→ **Exercise brief**: From the first line of the data down to and including the line with "const fmt = v => v.toFixed(1);", copy everything exactly, leaving out pictures.
* * * * * * *
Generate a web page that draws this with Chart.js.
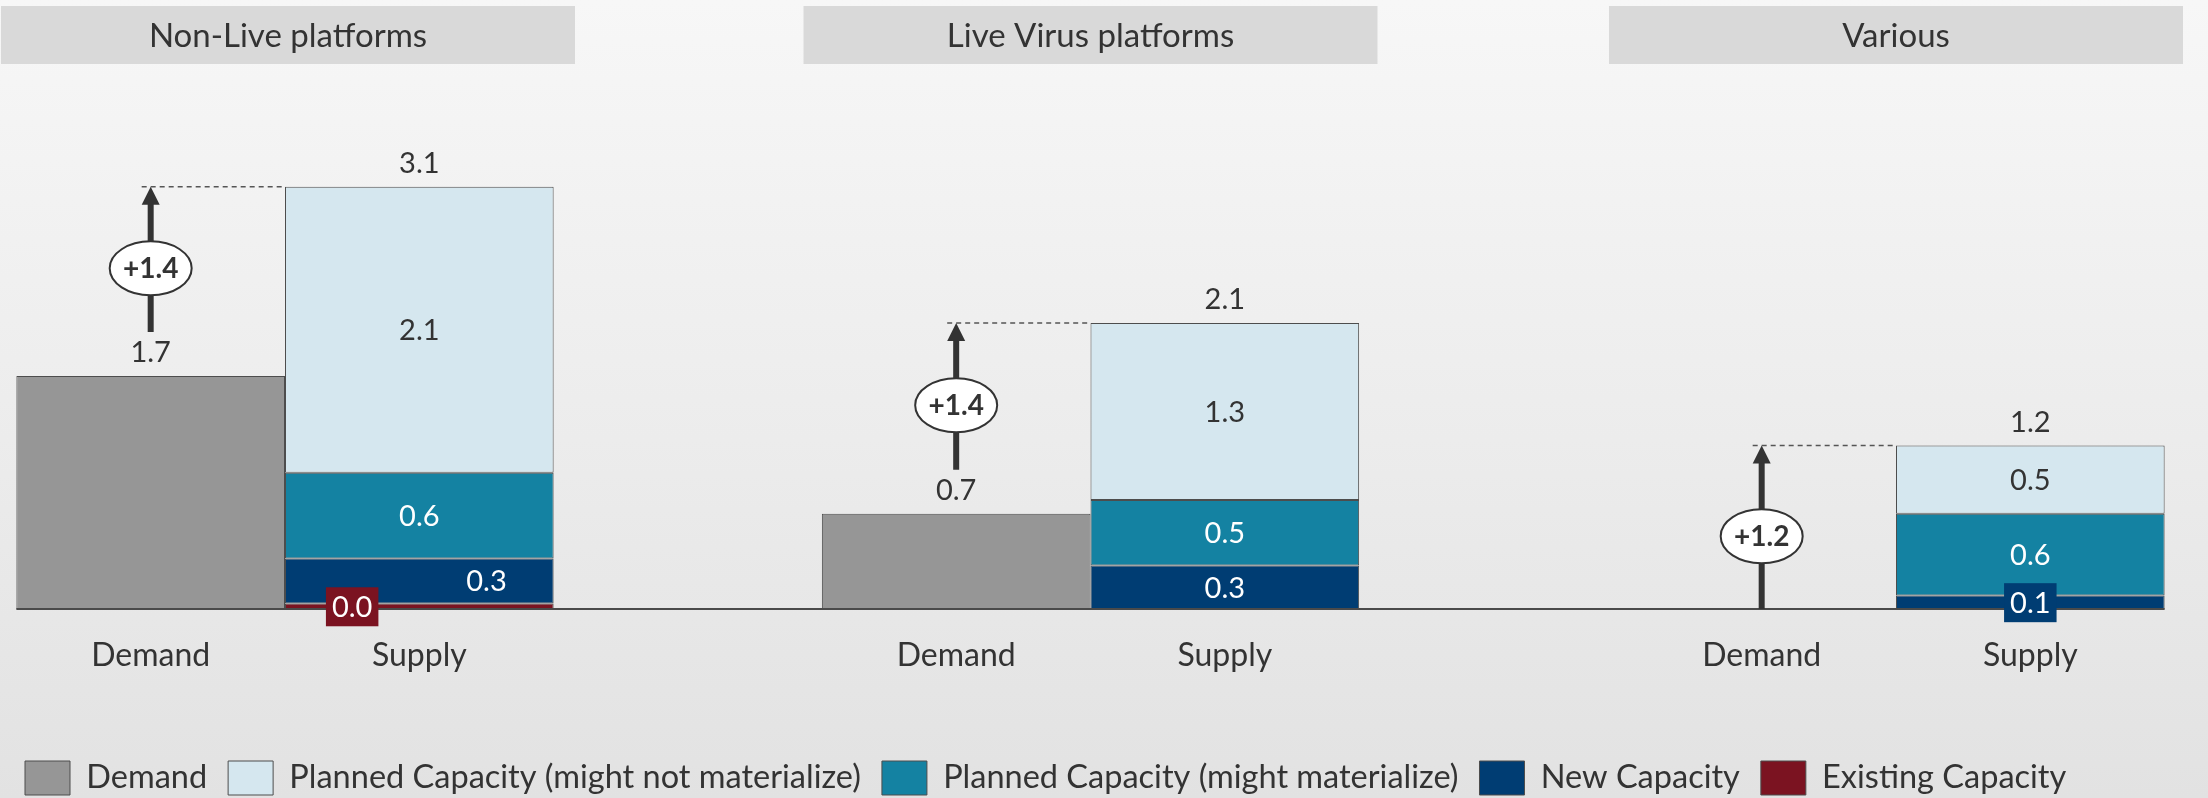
<!DOCTYPE html>
<html lang="en">
<head>
<meta charset="UTF-8">
<title>Demand vs Supply</title>
<style>
  html, body {
    margin: 0;
    padding: 0;
  }
  body {
    width: 2208px;
    height: 798px;
    overflow: hidden;
    background: linear-gradient(to bottom, #f7f7f7 0%, #ececec 55%, #e2e2e2 100%);
    font-family: Lato, sans-serif;
  }
  .wrap {
    position: relative;
    width: 2208px;
    height: 798px;
  }
</style>
</head>
<body>
<div class="wrap">
  <canvas id="chart"></canvas>
</div>

<script src="https://cdn.jsdelivr.net/npm/chart.js@4"></script>
<script>
  // ==== data ====
  const groups = ['Non-Live platforms', 'Live Virus platforms', 'Various'];
  const barNames = ['Demand', 'Supply'];
  const demand = [1.71, 0.70, 0.0];
  const existingCapacity = [0.04, 0.0, 0.0];
  const newCapacity = [0.33, 0.32, 0.10];
  const plannedMaterialize = [0.63, 0.48, 0.60];
  const plannedNotMaterialize = [2.10, 1.30, 0.50];
  const legendOrder = ['Demand', 'Planned Capacity (might not materialize)', 'Planned Capacity (might materialize)', 'New Capacity', 'Existing Capacity'];

  const FONT = 'Lato, "Open Sans", sans-serif';
  Chart.defaults.font.family = FONT;
  Chart.defaults.color = '#333';

  const fmt = v => v.toFixed(1);

  // draws headers, value labels, arrows and bar names
  const overlay = {
    id: 'overlay',
    afterDatasetsDraw(chart) {
      const ctx = chart.ctx;
      const xs = chart.scales.x, ys = chart.scales.y;
      const y0 = ys.getPixelForValue(0);
      const dMeta = chart.getDatasetMeta(0);
      const sMetas = [1, 2, 3, 4].map(i => chart.getDatasetMeta(i));
      const topMeta = sMetas[sMetas.length - 1];
      ctx.save();

      // group headers
      const hw = 574;
      groups.forEach((g, i) => {
        const cx = xs.getPixelForTick(i);
        let left = Math.max(1, Math.min(cx - hw / 2, chart.width - 3 - hw));
        ctx.fillStyle = '#d9d9d9';
        ctx.fillRect(left, 6, hw, 58);
        ctx.fillStyle = '#333';
        ctx.font = '33px ' + FONT;
        ctx.textAlign = 'center';
        ctx.textBaseline = 'middle';
        ctx.fillText(g, left + hw / 2, 36);
      });

      // baseline
      const first = dMeta.data[0], last = topMeta.data[groups.length - 1];
      ctx.strokeStyle = '#4a4a4a';
      ctx.lineWidth = 2;
      ctx.beginPath();
      ctx.moveTo(first.x - first.width / 2, y0);
      ctx.lineTo(last.x + last.width / 2, y0);
      ctx.stroke();

      ctx.textAlign = 'center';
      ctx.textBaseline = 'middle';

      groups.forEach((g, i) => {
        const dEl = dMeta.data[i];
        const sEl = topMeta.data[i];

        // bar names under axis
        ctx.font = '32px ' + FONT;
        ctx.fillStyle = '#333';
        ctx.fillText(barNames[0], dEl.x, y0 + 47);
        ctx.fillText(barNames[1], sEl.x, y0 + 47);

        // segment labels
        ctx.font = '29px ' + FONT;
        const labs = [];
        sMetas.forEach(m => {
          const ds = chart.data.datasets[m.index];
          const v = ds.data[i];
          if (!v) return;
          const el = m.data[i];
          const h = el.base - el.y;
          labs.push({ x: el.x, y: (el.y + el.base) / 2, text: fmt(v), color: ds.labelColor, bg: ds.backgroundColor, boxed: h < 30, w: el.width });
        });
        for (let k = 0; k < labs.length - 1; k++) {
          const a = labs[k], b = labs[k + 1];
          if (a.boxed && Math.abs(a.y - b.y) < 40) {
            a.x -= a.w / 4;
            b.x += b.w / 4;
          }
        }
        labs.forEach(l => {
          if (l.boxed) {
            const tw = ctx.measureText(l.text).width + 12;
            ctx.fillStyle = l.bg;
            ctx.fillRect(l.x - tw / 2, l.y - 19, tw, 39);
          }
          ctx.fillStyle = l.color;
          ctx.fillText(l.text, l.x, l.y + 1);
        });

        // totals
        const supplyTotal = sMetas.reduce((s, m) => s + chart.data.datasets[m.index].data[i], 0);
        ctx.fillStyle = '#333';
        ctx.fillText(fmt(supplyTotal), sEl.x, sEl.y - 23);
        if (demand[i] > 0) ctx.fillText(fmt(demand[i]), dEl.x, dEl.y - 23);

        // arrow from demand to supply total
        const ax = dEl.x;
        const top = sEl.y;
        const bottom = demand[i] > 0 ? dEl.y - 44 : y0;
        ctx.strokeStyle = '#555';
        ctx.lineWidth = 1.5;
        ctx.setLineDash([5, 4]);
        ctx.beginPath();
        ctx.moveTo(ax - 9, top);
        ctx.lineTo(sEl.x - sEl.width / 2, top);
        ctx.stroke();
        ctx.setLineDash([]);

        ctx.strokeStyle = '#333';
        ctx.lineWidth = 6;
        ctx.beginPath();
        ctx.moveTo(ax, bottom);
        ctx.lineTo(ax, top + 16);
        ctx.stroke();
        ctx.fillStyle = '#333';
        ctx.beginPath();
        ctx.moveTo(ax, top);
        ctx.lineTo(ax - 9, top + 18);
        ctx.lineTo(ax + 9, top + 18);
        ctx.closePath();
        ctx.fill();

        const ey = (top + bottom) / 2 + 9;
        ctx.beginPath();
        ctx.ellipse(ax, ey, 41, 27, 0, 0, Math.PI * 2);
        ctx.fillStyle = '#fff';
        ctx.fill();
        ctx.lineWidth = 2;
        ctx.strokeStyle = '#333';
        ctx.stroke();
        ctx.fillStyle = '#333';
        ctx.font = 'bold 28px ' + FONT;
        ctx.fillText('+' + fmt(supplyTotal - demand[i]), ax, ey + 1);
      });
      ctx.restore();
    }
  };

  const barStyle = {
    borderColor: '#4d4d4d',
    borderWidth: 1,
    borderSkipped: false,
    categoryPercentage: 0.667,
    barPercentage: 1,
    clip: false
  };

  new Chart(document.getElementById('chart'), {
    type: 'bar',
    data: {
      labels: groups,
      datasets: [
        { label: 'Demand', data: demand, stack: 'demand', backgroundColor: '#969696', labelColor: '#333', ...barStyle },
        { label: 'Existing Capacity', data: existingCapacity, stack: 'supply', backgroundColor: '#7b1321', labelColor: '#fff', ...barStyle },
        { label: 'New Capacity', data: newCapacity, stack: 'supply', backgroundColor: '#003d73', labelColor: '#fff', ...barStyle },
        { label: 'Planned Capacity (might materialize)', data: plannedMaterialize, stack: 'supply', backgroundColor: '#1482a2', labelColor: '#fff', ...barStyle },
        { label: 'Planned Capacity (might not materialize)', data: plannedNotMaterialize, stack: 'supply', backgroundColor: '#d5e7ef', labelColor: '#333', ...barStyle }
      ]
    },
    options: {
      responsive: true,
      maintainAspectRatio: false,
      animation: false,
      layout: { padding: { top: 64, left: 4, right: 0, bottom: -7 } },
      plugins: {
        tooltip: { enabled: false },
        legend: {
          position: 'bottom',
          align: 'start',
          labels: {
            boxWidth: 45,
            boxHeight: 34,
            padding: 21,
            color: '#333',
            font: { size: 32.5 },
            sort: (a, b) => legendOrder.indexOf(a.text) - legendOrder.indexOf(b.text)
          }
        }
      },
      scales: {
        x: {
          stacked: true,
          offset: false,
          grid: { display: false },
          border: { display: false },
          ticks: { display: false },
          afterFit: s => { s.height = 131; }
        },
        y: {
          stacked: true,
          min: 0,
          max: 4,
          grid: { display: false },
          border: { display: false },
          ticks: { display: false },
          afterFit: s => { s.width = 281; }
        },
        yRight: {
          position: 'right',
          min: 0,
          max: 4,
          grid: { display: false },
          border: { display: false },
          ticks: { display: false },
          afterFit: s => { s.width = 312; }
        }
      }
    },
    plugins: [overlay]
  });
</script>
</body>
</html>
* * * * * * *
→ **Result for this task**:
Generate a web page that draws this with Chart.js.
<!DOCTYPE html>
<html lang="en">
<head>
<meta charset="UTF-8">
<title>Demand vs Supply</title>
<style>
  html, body {
    margin: 0;
    padding: 0;
  }
  body {
    width: 2208px;
    height: 798px;
    overflow: hidden;
    background: linear-gradient(to bottom, #f7f7f7 0%, #ececec 55%, #e2e2e2 100%);
    font-family: Lato, sans-serif;
  }
  .wrap {
    position: relative;
    width: 2208px;
    height: 798px;
  }
</style>
</head>
<body>
<div class="wrap">
  <canvas id="chart"></canvas>
</div>

<script src="https://cdn.jsdelivr.net/npm/chart.js@4"></script>
<script>
  // ==== data ====
  const groups = ['Non-Live platforms', 'Live Virus platforms', 'Various'];
  const barNames = ['Demand', 'Supply'];
  const demand = [1.71, 0.70, 0.0];
  const existingCapacity = [0.04, 0.0, 0.0];
  const newCapacity = [0.33, 0.32, 0.10];
  const plannedMaterialize = [0.63, 0.48, 0.60];
  const plannedNotMaterialize = [2.10, 1.30, 0.50];
  const legendOrder = ['Demand', 'Planned Capacity (might not materialize)', 'Planned Capacity (might materialize)', 'New Capacity', 'Existing Capacity'];

  const FONT = 'Lato, "Open Sans", sans-serif';
  Chart.defaults.font.family = FONT;
  Chart.defaults.color = '#333';

  const fmt = v => v.toFixed(1);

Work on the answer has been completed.